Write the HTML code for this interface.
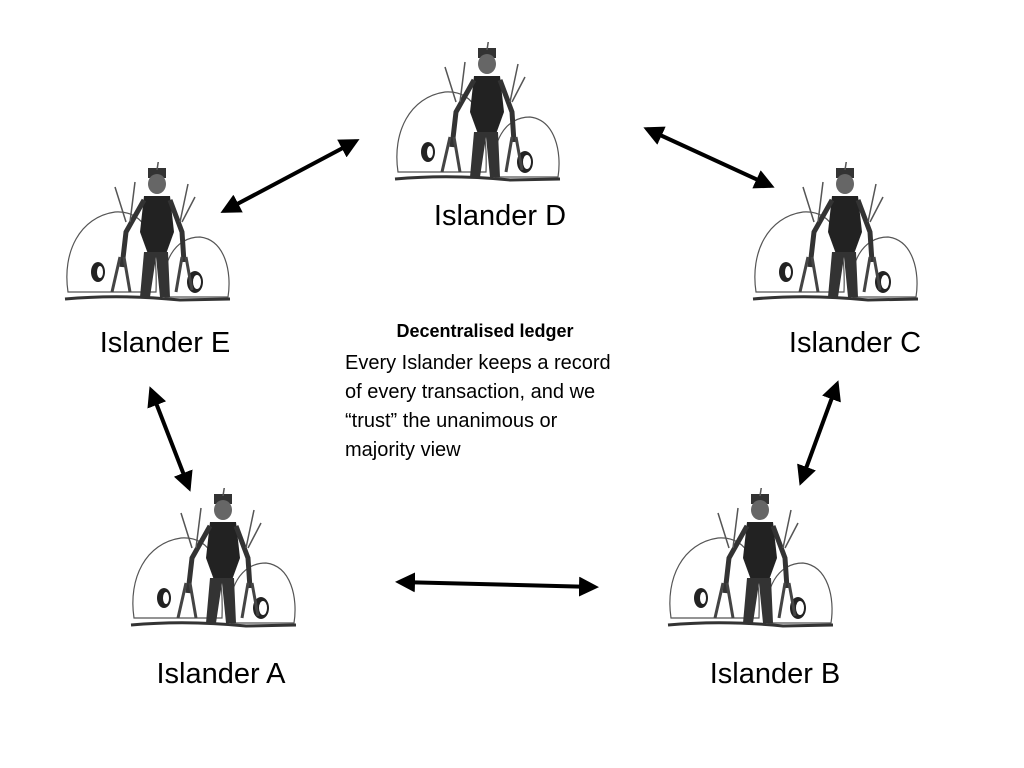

==

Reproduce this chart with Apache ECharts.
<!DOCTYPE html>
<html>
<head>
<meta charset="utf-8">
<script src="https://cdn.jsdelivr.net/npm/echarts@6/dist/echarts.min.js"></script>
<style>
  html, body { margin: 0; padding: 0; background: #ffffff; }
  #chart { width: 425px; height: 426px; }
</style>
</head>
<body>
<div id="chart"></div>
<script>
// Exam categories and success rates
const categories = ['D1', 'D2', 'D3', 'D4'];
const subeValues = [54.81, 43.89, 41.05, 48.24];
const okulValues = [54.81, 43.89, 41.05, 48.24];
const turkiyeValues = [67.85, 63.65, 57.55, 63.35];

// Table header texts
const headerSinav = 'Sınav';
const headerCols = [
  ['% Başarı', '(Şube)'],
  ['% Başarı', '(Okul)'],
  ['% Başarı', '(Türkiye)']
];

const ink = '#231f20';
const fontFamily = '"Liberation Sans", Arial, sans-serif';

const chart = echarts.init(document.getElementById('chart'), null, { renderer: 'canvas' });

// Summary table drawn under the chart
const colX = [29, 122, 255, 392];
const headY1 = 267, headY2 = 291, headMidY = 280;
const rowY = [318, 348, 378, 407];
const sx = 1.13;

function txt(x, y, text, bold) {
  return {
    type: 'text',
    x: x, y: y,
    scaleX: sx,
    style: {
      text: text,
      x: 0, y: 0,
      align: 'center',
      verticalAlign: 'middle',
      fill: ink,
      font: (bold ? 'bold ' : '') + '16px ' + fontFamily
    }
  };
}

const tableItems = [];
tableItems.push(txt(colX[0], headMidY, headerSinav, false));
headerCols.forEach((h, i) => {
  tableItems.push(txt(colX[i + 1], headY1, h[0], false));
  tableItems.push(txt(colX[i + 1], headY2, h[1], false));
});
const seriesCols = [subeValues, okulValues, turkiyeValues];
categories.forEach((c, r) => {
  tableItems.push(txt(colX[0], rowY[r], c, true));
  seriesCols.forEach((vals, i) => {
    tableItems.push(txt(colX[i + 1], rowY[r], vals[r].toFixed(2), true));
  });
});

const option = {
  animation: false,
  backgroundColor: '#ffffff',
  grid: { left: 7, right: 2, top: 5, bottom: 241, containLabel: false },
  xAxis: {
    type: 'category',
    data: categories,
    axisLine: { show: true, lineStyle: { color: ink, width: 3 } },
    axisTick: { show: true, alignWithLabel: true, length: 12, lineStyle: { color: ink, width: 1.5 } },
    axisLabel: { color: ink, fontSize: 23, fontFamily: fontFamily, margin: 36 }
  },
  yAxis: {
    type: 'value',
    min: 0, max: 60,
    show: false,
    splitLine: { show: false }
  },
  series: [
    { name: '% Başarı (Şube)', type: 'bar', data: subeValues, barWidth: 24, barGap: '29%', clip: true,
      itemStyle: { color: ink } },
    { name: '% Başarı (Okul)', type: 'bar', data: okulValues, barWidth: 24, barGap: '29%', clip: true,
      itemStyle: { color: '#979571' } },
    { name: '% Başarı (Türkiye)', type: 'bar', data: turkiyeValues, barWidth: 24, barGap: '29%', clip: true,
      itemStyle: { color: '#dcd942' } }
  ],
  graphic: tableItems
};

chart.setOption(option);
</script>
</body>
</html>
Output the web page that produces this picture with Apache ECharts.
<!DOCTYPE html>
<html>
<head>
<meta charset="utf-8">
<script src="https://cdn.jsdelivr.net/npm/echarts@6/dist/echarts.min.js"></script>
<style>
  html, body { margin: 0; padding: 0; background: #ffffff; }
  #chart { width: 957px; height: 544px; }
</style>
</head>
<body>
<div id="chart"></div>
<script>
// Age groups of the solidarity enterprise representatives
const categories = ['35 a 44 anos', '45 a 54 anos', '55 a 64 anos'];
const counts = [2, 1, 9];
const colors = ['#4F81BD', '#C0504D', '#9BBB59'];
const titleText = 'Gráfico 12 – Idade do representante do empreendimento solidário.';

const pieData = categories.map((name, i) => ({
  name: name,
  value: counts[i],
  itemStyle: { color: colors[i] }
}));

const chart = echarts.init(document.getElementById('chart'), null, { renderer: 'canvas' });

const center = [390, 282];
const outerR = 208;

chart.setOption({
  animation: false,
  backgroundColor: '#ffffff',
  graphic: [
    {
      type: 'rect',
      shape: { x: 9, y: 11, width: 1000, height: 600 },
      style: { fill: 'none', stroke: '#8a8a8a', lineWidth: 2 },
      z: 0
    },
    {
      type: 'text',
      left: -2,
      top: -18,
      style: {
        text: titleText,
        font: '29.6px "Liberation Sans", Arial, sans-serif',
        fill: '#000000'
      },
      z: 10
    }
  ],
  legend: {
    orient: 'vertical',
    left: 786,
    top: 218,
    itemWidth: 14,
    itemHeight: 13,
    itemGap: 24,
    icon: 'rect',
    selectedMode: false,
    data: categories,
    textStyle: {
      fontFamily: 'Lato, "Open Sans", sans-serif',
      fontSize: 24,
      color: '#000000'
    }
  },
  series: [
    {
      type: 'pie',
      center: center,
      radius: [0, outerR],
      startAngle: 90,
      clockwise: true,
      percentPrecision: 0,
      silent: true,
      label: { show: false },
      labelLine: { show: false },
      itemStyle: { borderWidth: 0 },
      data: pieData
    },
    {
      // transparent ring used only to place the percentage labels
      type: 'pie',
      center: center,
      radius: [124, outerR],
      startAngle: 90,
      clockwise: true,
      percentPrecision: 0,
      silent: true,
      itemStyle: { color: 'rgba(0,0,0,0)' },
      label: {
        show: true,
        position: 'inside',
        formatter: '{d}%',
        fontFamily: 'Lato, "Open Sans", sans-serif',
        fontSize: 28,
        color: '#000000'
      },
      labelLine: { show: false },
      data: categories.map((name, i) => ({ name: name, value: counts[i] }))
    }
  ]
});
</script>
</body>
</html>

--

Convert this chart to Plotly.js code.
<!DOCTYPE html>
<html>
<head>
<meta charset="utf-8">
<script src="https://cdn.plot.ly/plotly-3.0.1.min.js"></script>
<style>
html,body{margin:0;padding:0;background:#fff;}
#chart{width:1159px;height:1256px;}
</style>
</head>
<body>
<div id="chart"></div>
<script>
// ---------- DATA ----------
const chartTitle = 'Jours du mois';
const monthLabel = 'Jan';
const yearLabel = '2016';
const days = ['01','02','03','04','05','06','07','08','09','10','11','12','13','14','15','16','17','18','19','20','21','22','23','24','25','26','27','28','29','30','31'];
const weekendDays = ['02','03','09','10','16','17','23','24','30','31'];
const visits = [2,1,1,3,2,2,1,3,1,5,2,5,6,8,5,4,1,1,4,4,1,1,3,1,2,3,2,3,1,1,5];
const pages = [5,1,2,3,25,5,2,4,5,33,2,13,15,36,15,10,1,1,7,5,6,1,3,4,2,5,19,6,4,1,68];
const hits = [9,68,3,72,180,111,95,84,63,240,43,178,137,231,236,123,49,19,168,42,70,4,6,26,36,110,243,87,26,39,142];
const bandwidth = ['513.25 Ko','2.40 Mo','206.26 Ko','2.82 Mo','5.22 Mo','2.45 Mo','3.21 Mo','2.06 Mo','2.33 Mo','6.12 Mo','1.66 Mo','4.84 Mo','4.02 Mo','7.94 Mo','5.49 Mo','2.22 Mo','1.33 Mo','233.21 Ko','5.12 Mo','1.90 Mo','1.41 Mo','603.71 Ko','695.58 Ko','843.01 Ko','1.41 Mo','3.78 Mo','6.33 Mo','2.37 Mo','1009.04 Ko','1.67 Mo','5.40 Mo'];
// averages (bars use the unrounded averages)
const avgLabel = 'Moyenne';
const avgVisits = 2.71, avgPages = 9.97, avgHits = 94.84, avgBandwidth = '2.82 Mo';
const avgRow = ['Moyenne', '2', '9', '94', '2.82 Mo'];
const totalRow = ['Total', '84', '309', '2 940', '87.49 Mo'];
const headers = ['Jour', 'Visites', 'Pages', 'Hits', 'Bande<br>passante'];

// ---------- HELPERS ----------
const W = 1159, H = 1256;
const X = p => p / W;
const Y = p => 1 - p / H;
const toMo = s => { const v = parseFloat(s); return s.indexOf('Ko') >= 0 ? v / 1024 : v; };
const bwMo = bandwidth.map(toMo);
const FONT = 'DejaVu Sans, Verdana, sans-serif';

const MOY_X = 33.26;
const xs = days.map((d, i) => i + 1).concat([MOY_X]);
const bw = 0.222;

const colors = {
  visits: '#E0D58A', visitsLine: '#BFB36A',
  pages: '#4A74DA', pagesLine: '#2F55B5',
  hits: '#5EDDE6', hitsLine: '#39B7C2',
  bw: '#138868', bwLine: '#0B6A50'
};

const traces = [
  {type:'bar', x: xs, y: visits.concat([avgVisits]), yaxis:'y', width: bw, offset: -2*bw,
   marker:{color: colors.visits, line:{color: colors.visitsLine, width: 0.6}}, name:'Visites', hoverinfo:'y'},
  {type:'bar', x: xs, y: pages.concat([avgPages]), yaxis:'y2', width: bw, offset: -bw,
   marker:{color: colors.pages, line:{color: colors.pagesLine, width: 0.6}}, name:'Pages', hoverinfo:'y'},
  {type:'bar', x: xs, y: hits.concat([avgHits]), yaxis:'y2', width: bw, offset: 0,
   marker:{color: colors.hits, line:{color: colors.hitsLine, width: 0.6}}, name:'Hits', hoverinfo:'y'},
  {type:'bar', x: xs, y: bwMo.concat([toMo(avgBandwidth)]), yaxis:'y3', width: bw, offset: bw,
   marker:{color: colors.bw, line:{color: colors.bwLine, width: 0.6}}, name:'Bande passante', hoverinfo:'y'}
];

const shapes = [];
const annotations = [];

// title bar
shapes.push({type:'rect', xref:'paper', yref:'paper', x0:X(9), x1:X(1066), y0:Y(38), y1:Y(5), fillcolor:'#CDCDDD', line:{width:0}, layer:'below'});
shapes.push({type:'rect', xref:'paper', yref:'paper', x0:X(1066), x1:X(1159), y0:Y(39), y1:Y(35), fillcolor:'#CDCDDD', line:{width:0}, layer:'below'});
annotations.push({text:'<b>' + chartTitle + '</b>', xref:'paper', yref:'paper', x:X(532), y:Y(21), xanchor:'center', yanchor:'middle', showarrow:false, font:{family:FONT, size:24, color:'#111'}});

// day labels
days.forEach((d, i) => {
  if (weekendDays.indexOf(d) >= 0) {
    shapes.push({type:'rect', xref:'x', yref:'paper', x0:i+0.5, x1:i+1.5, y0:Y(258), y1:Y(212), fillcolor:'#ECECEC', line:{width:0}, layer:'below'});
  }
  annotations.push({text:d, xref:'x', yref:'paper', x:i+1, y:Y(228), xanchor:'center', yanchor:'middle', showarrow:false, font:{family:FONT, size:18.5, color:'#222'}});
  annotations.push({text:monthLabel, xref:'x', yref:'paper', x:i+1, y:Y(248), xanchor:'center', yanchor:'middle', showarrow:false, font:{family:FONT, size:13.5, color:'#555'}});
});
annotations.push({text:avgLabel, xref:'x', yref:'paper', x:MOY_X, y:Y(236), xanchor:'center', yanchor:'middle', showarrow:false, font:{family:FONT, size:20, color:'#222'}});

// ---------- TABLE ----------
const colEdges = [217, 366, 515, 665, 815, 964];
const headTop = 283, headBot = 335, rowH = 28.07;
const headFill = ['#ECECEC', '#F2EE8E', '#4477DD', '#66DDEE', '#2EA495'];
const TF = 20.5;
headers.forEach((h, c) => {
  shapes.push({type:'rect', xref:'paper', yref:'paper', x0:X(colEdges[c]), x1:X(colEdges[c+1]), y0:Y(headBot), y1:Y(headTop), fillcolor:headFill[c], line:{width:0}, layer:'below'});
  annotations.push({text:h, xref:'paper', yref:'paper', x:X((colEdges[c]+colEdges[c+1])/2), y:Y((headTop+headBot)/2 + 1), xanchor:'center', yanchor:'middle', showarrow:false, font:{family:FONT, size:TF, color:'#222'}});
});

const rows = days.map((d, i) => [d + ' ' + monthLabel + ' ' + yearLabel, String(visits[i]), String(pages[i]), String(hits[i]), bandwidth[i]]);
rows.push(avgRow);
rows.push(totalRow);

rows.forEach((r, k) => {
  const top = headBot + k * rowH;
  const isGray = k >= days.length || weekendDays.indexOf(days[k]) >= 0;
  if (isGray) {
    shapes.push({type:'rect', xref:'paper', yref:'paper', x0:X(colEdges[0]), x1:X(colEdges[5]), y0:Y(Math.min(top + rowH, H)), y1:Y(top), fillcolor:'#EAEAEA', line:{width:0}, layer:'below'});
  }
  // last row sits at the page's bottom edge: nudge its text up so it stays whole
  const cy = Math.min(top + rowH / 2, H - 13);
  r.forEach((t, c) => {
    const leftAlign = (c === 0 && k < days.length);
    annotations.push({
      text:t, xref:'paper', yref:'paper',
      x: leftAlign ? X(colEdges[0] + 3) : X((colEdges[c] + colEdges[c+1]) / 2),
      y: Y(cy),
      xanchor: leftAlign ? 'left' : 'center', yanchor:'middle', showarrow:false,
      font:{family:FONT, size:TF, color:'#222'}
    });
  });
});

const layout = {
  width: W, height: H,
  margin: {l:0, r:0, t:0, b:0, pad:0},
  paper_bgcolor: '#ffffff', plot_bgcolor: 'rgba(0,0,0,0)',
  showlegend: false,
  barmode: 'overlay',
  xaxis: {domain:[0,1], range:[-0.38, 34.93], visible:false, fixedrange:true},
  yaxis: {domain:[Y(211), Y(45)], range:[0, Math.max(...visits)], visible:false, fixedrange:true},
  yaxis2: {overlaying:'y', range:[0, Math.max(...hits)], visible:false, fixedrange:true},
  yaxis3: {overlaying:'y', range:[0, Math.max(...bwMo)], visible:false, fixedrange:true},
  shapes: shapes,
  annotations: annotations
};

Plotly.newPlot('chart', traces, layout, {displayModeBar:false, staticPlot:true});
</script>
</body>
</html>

- [EXERCISE] Gather up every line from the listing above in which the word "code" occurs.

- [THE RESULT]
Write the HTML code for this interface.
Convert this chart to Plotly.js code.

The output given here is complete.